1.3.9 Claim interpretation when assessing compliance with Article 123(2) EPC
This section has been updated to reflect case law up to 31 December 2025. For the previous version of this section please refer to the "Case Law of the Boards of Appeal", 11th edition (PDF). |
In T 1946/10 the board held that according to established jurisprudence the skilled person interprets a claim with a mind willing to understand, so as to arrive at an interpretation which is technically sensible and takes into account the whole disclosure of the patent. Though the skilled person strives in principle to understand a claim within the wording and terms of the claim itself, it may, where it encounters ambiguities, need to consult the description and drawings to gain a better understanding. Based on the understanding of the added feature gained by this claim interpretation, the board arrived at the conclusion that adding the feature to claim 1 as originally filed in isolation from its structural and functional context presented a new teaching not originally disclosed. In the same vein, see T 2350/15 with reference to T 1592/14.
In T 516/18 the board recalled that the claim must be read and construed by a person skilled in the art with a mind willing to understand, thereby giving the words the meaning and the scope that they have in the technical field relevant for the invention, including in view of the technical content of the claim. However, according to established case law of the boards of appeal, using the description and the drawings to interpret the claims was considered admissible and even necessary if the person skilled in the art, in an attempt to construe the claim with a mind willing to understand, was confronted with obscure and/or inconsistent features.
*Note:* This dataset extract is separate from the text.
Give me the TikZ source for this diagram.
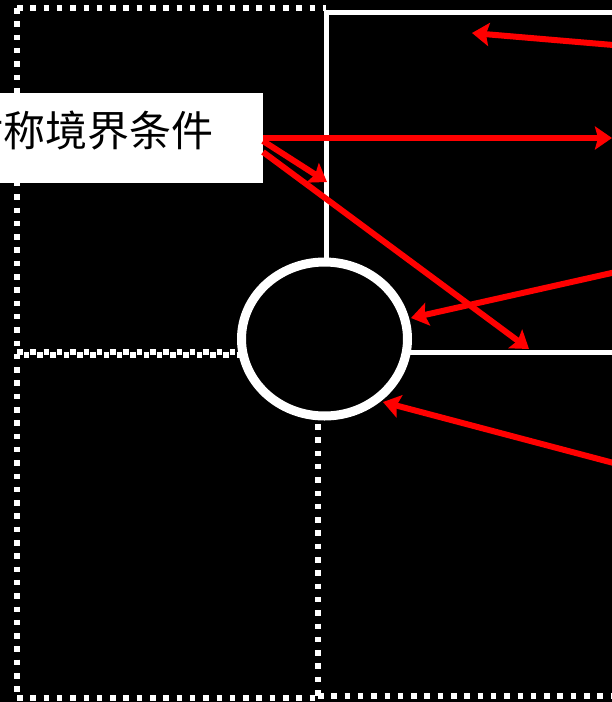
\documentclass[tikz,border=0pt]{standalone}
\usepackage{fontspec}
\newfontfamily\cjk{Noto Sans CJK SC}
\usetikzlibrary{arrows.meta,shapes.geometric}
\begin{document}
\begin{tikzpicture}[x=1pt,y=-1pt,
  dotline/.style={draw=white,line width=5.5pt,dash pattern=on 5.5pt off 7.8pt},
  wallline/.style={draw=white,line width=5pt},
  redarrow/.style={draw=red,line width=6pt,-{Stealth[length=17pt,width=23pt,inset=3pt]}}]
\fill[black] (0,0) rectangle (612,702);
\useasboundingbox (0,0) rectangle (612,702);
\clip (0,0) rectangle (612,702);
% dotted outer region
\draw[dotline] (17,8) -- (326,8);
\draw[dotline] (17,8) -- (17,698);
\draw[dotline] (17,698) -- (318,698);
\draw[dotline] (318,696) -- (620,696);
\draw[dotline] (318,424) -- (318,696);
\draw[dotline] (17,352) -- (240,352);
\draw[dotline,dash phase=6.5pt] (17,355) -- (240,355);
% solid walls
\draw[wallline] (326,258) -- (326,12) -- (620,12);
\draw[wallline] (410,352) -- (620,352);
% circle
\node[draw=white,line width=9pt,ellipse,minimum width=166pt,minimum height=154pt,inner sep=0pt] (circ) at (324.5,339) {};
% label
\node[fill=white,minimum width=350pt,minimum height=90pt,inner sep=0pt] (label) at (88,138) {};
\node[inner sep=0pt,text=black] (labeltext) at (88,131) {\cjk\fontsize{42pt}{42pt}\selectfont 对称境界条件};
% arrow end points
\coordinate (s1) at (625,46);
\coordinate (t1) at (472,33);
\coordinate (t2) at (612,138);
\coordinate (a3) at (263,141);
\coordinate (t3) at (327,182);
\coordinate (a4) at (263,152);
\coordinate (t4) at (529,349);
\coordinate (s5) at (625,270);
\coordinate (t5) at (411,318);
\coordinate (s6) at (625,466);
\coordinate (t6) at (383,402);
\draw[redarrow] (s1) -- (t1);
\draw[redarrow] (label.east) -- (t2);
\draw[redarrow] (a3) -- (t3);
\draw[redarrow] (a4) -- (t4);
\draw[redarrow] (s5) -- (t5);
\draw[redarrow] (s6) -- (t6);
\end{tikzpicture}
\end{document}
In the view of the board, this was presently the case.
In T 1127/16, however, the board held that the fact that a claim of a patent was to be construed by a mind willing to understand (T 190/99) did not mean that the description and the drawings had automatically to be consulted when an "ambiguous" feature (i.e. a feature which at least theoretically allows more than one interpretation) occurred in the claim, or where the claim as a whole included one or more inconsistencies, in order to resolve that unambiguity or inconsistency. Rather, the claim should essentially be read and interpreted on its own merits (T 1018/02, T 1279/04, T 1404/05, T 197/10). The board underlined that otherwise an applicant (patent proprietor) could arguably dispense with providing a clear and unambiguous formulation of claim features, e.g. during the grant proceedings, in order to be able to fall back on a more description-based interpretation at will during subsequent opposition proceedings. Analysing claim 1 of the main request on a linguistic level, the board decided that the feature at issue would be read in a certain way. On a technical level, the skilled person would also conclude that this interpretation was entirely clear, coherent, and consistent with the other features of claim 1. This interpretation of the feature at issue led, however, to the infringement of Art. 123(2) EPC, since no such feature was disclosed in the application as filed.
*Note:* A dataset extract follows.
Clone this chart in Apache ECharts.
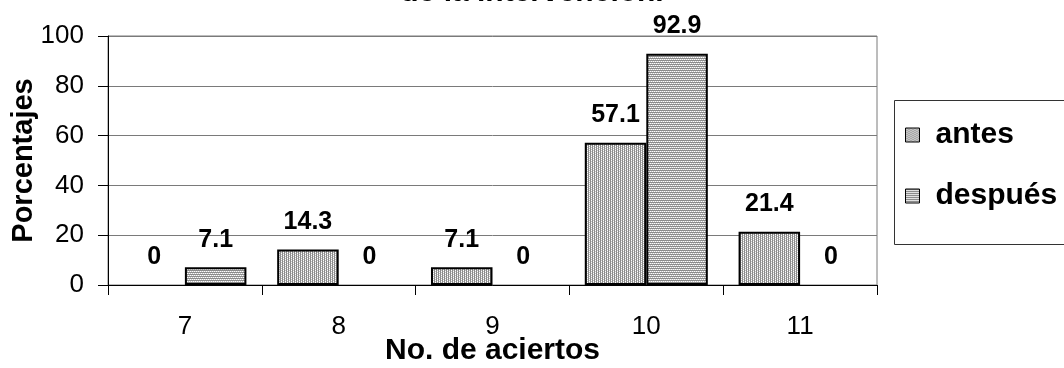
<!DOCTYPE html>
<html>
<head>
<meta charset="utf-8">
<style>
  html, body { margin: 0; padding: 0; background: #ffffff; }
  #chart { width: 1064px; height: 368px; }
</style>
<script src="https://cdn.jsdelivr.net/npm/echarts@6/dist/echarts.min.js"></script>
</head>
<body>
<div id="chart"></div>
<script>
// Number of correct answers and the share of students (%) before / after
const categories = ['7', '8', '9', '10', '11'];
const antes = [0, 14.3, 7.1, 57.1, 21.4];
const despues = [7.1, 0, 0, 92.9, 0];
const yTicks = [0, 20, 40, 60, 80, 100];

const FONT = '"Liberation Sans", Arial, sans-serif';

// Small stippled fill patterns (vertical grain for "antes", horizontal for "después")
function stipple(vertical) {
  const c = document.createElement('canvas');
  c.width = 4; c.height = 4;
  const ctx = c.getContext('2d');
  ctx.fillStyle = '#ffffff';
  ctx.fillRect(0, 0, 4, 4);
  for (let y = 0; y < 4; y++) {
    for (let x = 0; x < 4; x++) {
      const a = vertical ? x : y;
      const b = vertical ? y : x;
      let col = null;
      if (a % 2 === 0) col = '#8c8c8c';
      else if ((b + (a >> 1)) % 2 === 0) col = '#c4c4c4';
      if (col) { ctx.fillStyle = col; ctx.fillRect(x, y, 1, 1); }
    }
  }
  return c;
}

// Zero-height bars get no outline so they don't thicken the baseline
const withFlatZeros = arr => arr.map(v => v === 0 ? { value: v, itemStyle: { borderWidth: 0 } } : v);

const chart = echarts.init(document.getElementById('chart'), null, { renderer: 'canvas' });

const labelOpt = {
  show: true,
  position: 'top',
  distance: 15,
  color: '#000',
  fontFamily: FONT,
  fontWeight: 'bold',
  fontSize: 25,
  formatter: p => String(p.value)
};

chart.setOption({
  backgroundColor: '#ffffff',
  animation: false,
  grid: {
    left: 108, right: 187, top: 36, bottom: 83,
    outerBoundsMode: 'none',
    containLabel: false,
    show: true, borderColor: '#7a7a7a', borderWidth: 1, backgroundColor: 'transparent'
  },
  graphic: [
    // last line of the chart title, running off the top edge
    {
      type: 'text',
      x: 532,
      y: 8,
      style: {
        text: 'de la intervención.',
        fontFamily: FONT,
        fontWeight: 'bold',
        fontSize: 30,
        fill: '#000',
        align: 'center',
        verticalAlign: 'bottom'
      },
      z: 10
    },
    // legend frame runs past the right edge of the canvas
    {
      type: 'rect',
      left: 892,
      top: 98,
      shape: { width: 220, height: 144 },
      style: { fill: 'none', stroke: '#333', lineWidth: 1 },
      z: 1
    }
  ],
  legend: {
    orient: 'vertical',
    left: 905,
    top: 120,
    padding: 0,
    itemWidth: 14,
    itemHeight: 14,
    itemGap: 31,
    icon: 'rect',
    itemStyle: { borderWidth: 1, borderColor: '#000' },
    textStyle: { fontFamily: FONT, fontWeight: 'bold', fontSize: 30, color: '#000', padding: [0, 0, 0, 11] },
    data: ['antes', 'después']
  },
  xAxis: {
    type: 'category',
    data: categories,
    boundaryGap: true,
    name: 'No. de aciertos',
    nameLocation: 'middle',
    nameGap: 51,
    nameMoveOverlap: false,
    nameTextStyle: { fontFamily: FONT, fontWeight: 'bold', fontSize: 30, color: '#000' },
    axisLine: { lineStyle: { color: '#000', width: 1 } },
    axisTick: { show: true, length: 10, lineStyle: { color: '#000' } },
    axisLabel: { margin: 29, fontFamily: FONT, fontSize: 26, color: '#000' }
  },
  yAxis: {
    type: 'value',
    min: yTicks[0],
    max: yTicks[yTicks.length - 1],
    interval: yTicks[1] - yTicks[0],
    name: 'Porcentajes',
    nameLocation: 'middle',
    nameGap: 70,
    nameMoveOverlap: false,
    nameTextStyle: { fontFamily: FONT, fontWeight: 'bold', fontSize: 29, color: '#000' },
    axisLine: { show: true, lineStyle: { color: '#000', width: 1 } },
    axisTick: { show: true, length: 10, lineStyle: { color: '#000' } },
    axisLabel: { margin: 24, fontFamily: FONT, fontSize: 26, color: '#000' },
    splitLine: { show: true, lineStyle: { color: '#7a7a7a', width: 1 } }
  },
  series: [
    {
      name: 'antes',
      type: 'bar',
      data: withFlatZeros(antes),
      barGap: '0%',
      barCategoryGap: '20%',
      itemStyle: { color: { image: stipple(true), repeat: 'repeat' }, borderColor: '#000', borderWidth: 2 },
      label: labelOpt
    },
    {
      name: 'después',
      type: 'bar',
      data: withFlatZeros(despues),
      barGap: '0%',
      barCategoryGap: '20%',
      itemStyle: { color: { image: stipple(false), repeat: 'repeat' }, borderColor: '#000', borderWidth: 2 },
      label: labelOpt
    }
  ]
});
</script>
</body>
</html>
In T 1473/19 the board pointed out that although Art. 69(1), second sentence, EPC generally required that the description and drawings be taken into account when interpreting a claim, the primacy of the claims according to Art. 69(1), first sentence, EPC limited the extent to which the meaning of a certain claim feature may be affected by the description and the drawings. The established case law that limiting features which were only present in the description but not in the claim could not be read into a patent claim was thus fully compatible with Art. 69 EPC in conjunction with Art. 1 of the Protocol as a legal basis for determining a patent claim's subject-matter. T 1473/19 was endorsed in T 367/20, where the board explained that the interpretation and determination of the subject-matter of the same claim in the same opposition (appeal) proceedings before the EPO should be uniform and consistent, including for the purpose of Art. 123(2) and Art. 123(3) EPC. After G 1/24 was issued, in the context of added matter, the primacy of the claims was also endorsed in T 2001/23, T 1071/23, T 873/23 and T 981/23.
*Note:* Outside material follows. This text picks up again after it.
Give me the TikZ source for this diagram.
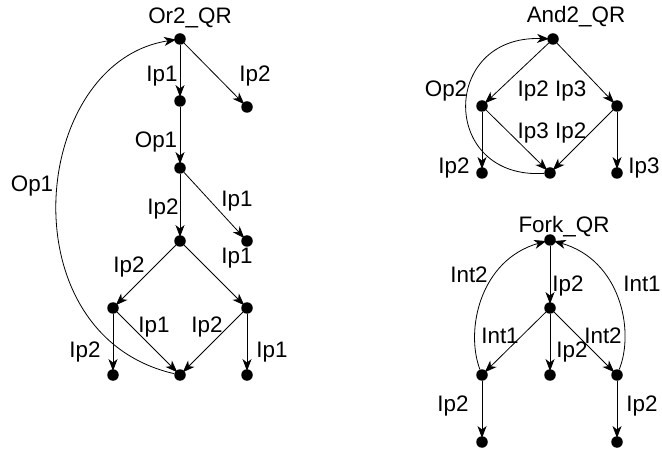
\documentclass[tikz,border=0pt]{standalone}
\usepackage{fontspec}
\setmainfont{Liberation Sans}
\usetikzlibrary{arrows.meta}
\begin{document}
\begin{tikzpicture}[x=1bp,y=-1bp,
  dot/.style={circle,fill=black,inner sep=0pt,minimum size=11.5bp},
  lbl/.style={anchor=base,inner sep=0pt,font=\fontsize{22.5}{27}\selectfont},
  edge/.style={-{Stealth[length=12bp,width=9bp,inset=3.5bp]},line width=0.8bp,shorten >=-2bp}]
\useasboundingbox (0,0) rectangle (662,452);

% ---- Or2_QR ----
\node[dot] (o0) at (180,39) {};
\node[dot] (o1) at (180,101) {};
\node[dot] (o2) at (247,107) {};
\node[dot] (o3) at (180,168) {};
\node[dot] (o4) at (180,241) {};
\node[dot] (o5) at (247,241) {};
\node[dot] (o6) at (113,308) {};
\node[dot] (o7) at (247,308) {};
\node[dot] (o8) at (180,375) {};
\node[dot] (o9) at (113,375) {};
\node[dot] (o10) at (247,375) {};
\draw[edge] (o0) -- (o1);
\draw[edge] (o0) -- (o2);
\draw[edge] (o1) -- (o3);
\draw[edge] (o3) -- (o4);
\draw[edge] (o3) -- (o5);
\draw[edge] (o4) -- (o6);
\draw[edge] (o4) -- (o7);
\draw[edge] (o6) -- (o8);
\draw[edge] (o7) -- (o8);
\draw[edge] (o6) -- (o9);
\draw[edge] (o7) -- (o10);
\draw[edge] (o8) .. controls (5,335) and (30,62) .. (o0);
\node[lbl] (t0) at (190,24) {Or2\_QR};
\node[lbl] (t1) at (162,82) {Ip1};
\node[lbl] (t2) at (255,82) {Ip2};
\node[lbl] (t3) at (156,148) {Op1};
\node[lbl] (t4) at (32,192) {Op1};
\node[lbl] (t5) at (163,215) {Ip2};
\node[lbl] (t6) at (237,207) {Ip1};
\node[lbl] (t7) at (129,273) {Ip2};
\node[lbl] (t8) at (237,264) {Ip1};
\node[lbl] (t9) at (154,332) {Ip1};
\node[lbl] (t10) at (207,332) {Ip2};
\node[lbl] (t11) at (85,357) {Ip2};
\node[lbl] (t12) at (272,357) {Ip1};

% ---- And2_QR ----
\node[dot] (a0) at (553,39) {};
\node[dot] (a1) at (482,106) {};
\node[dot] (a2) at (617,106) {};
\node[dot] (a3) at (550,173) {};
\node[dot] (a4) at (482,173) {};
\node[dot] (a5) at (617,173) {};
\draw[edge] (a0) -- (a1);
\draw[edge] (a0) -- (a2);
\draw[edge] (a1) -- (a3);
\draw[edge] (a2) -- (a3);
\draw[edge] (a1) -- (a4);
\draw[edge] (a2) -- (a5);
\draw[edge] (a3) .. controls (440,180) and (440,35) .. (a0);
\node[lbl] (u0) at (576,23) {And2\_QR};
\node[lbl] (u1) at (446,97) {Op2};
\node[lbl] (u2) at (552,97) {Ip2 Ip3};
\node[lbl] (u3) at (552,139) {Ip3 Ip2};
\node[lbl] (u4) at (454,174) {Ip2};
\node[lbl] (u5) at (644,174) {Ip3};

% ---- Fork_QR ----
\node[dot] (f0) at (550,240) {};
\node[dot] (f1) at (550,308) {};
\node[dot] (f2) at (482,375) {};
\node[dot] (f3) at (550,375) {};
\node[dot] (f4) at (617,375) {};
\node[dot] (f5) at (482,442) {};
\node[dot] (f6) at (617,442) {};
\draw[edge] (f0) -- (f1);
\draw[edge] (f1) -- (f2);
\draw[edge] (f1) -- (f3);
\draw[edge] (f1) -- (f4);
\draw[edge] (f2) -- (f5);
\draw[edge] (f4) -- (f6);
\draw[edge] (f2) .. controls (465,330) and (480,260) .. (f0);
\draw[edge] (f4) .. controls (635,330) and (620,260) .. (f0);
\node[lbl] (v0) at (564,233) {Fork\_QR};
\node[lbl] (v1) at (469,283) {Int2};
\node[lbl] (v2) at (642,292) {Int1};
\node[lbl] (v3) at (568,292) {Ip2};
\node[lbl] (v4) at (500,343) {Int1};
\node[lbl] (v5) at (603,343) {Int2};
\node[lbl] (v6) at (572,357) {Ip2};
\node[lbl] (v7) at (453,411) {Ip2};
\node[lbl] (v8) at (642,411) {Ip2};
\end{tikzpicture}
\end{document}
In T 981/23 the board noted that according to the Order in G 1/24, the description and drawings are always to be consulted to interpret the claims, and not only if the person skilled in the art finds a claim to be unclear or ambiguous. The board considered this to be true not only for the question of "patentability of an invention under Articles 52 to 57" but also for the issue of Art. 123(2) EPC (T 873/23, T 2048/22; see also T 727/23). It further stated that G 1/24 otherwise confirmed most of the established case law, including the principle of the primacy of the claims (G 1/24, Order, first sentence: "the claims are the starting point and the basis"; T 1473/19), noting that the primacy of the claims prohibited a feature which was only disclosed in the description or the drawings from being read into a claim (T 1473/19). In the case in hand, the expression incorporated in claim 1 was worded differently from the description. In the board's view, it would be inconsistent with the principle of the primacy of the claims to automatically give the claimed expression the exact same meaning as the expression in the description despite the appellant's different choice of wording in the claim. Following the established practice to interpret a disputed claim more broadly rather than more narrowly (T 1886/22), the board would, for the purposes of assessing Art. 123(2) EPC, have interpreted the feature in question such that the "when" condition was only required for the activation. The board concluded that this would have resulted in added subject-matter.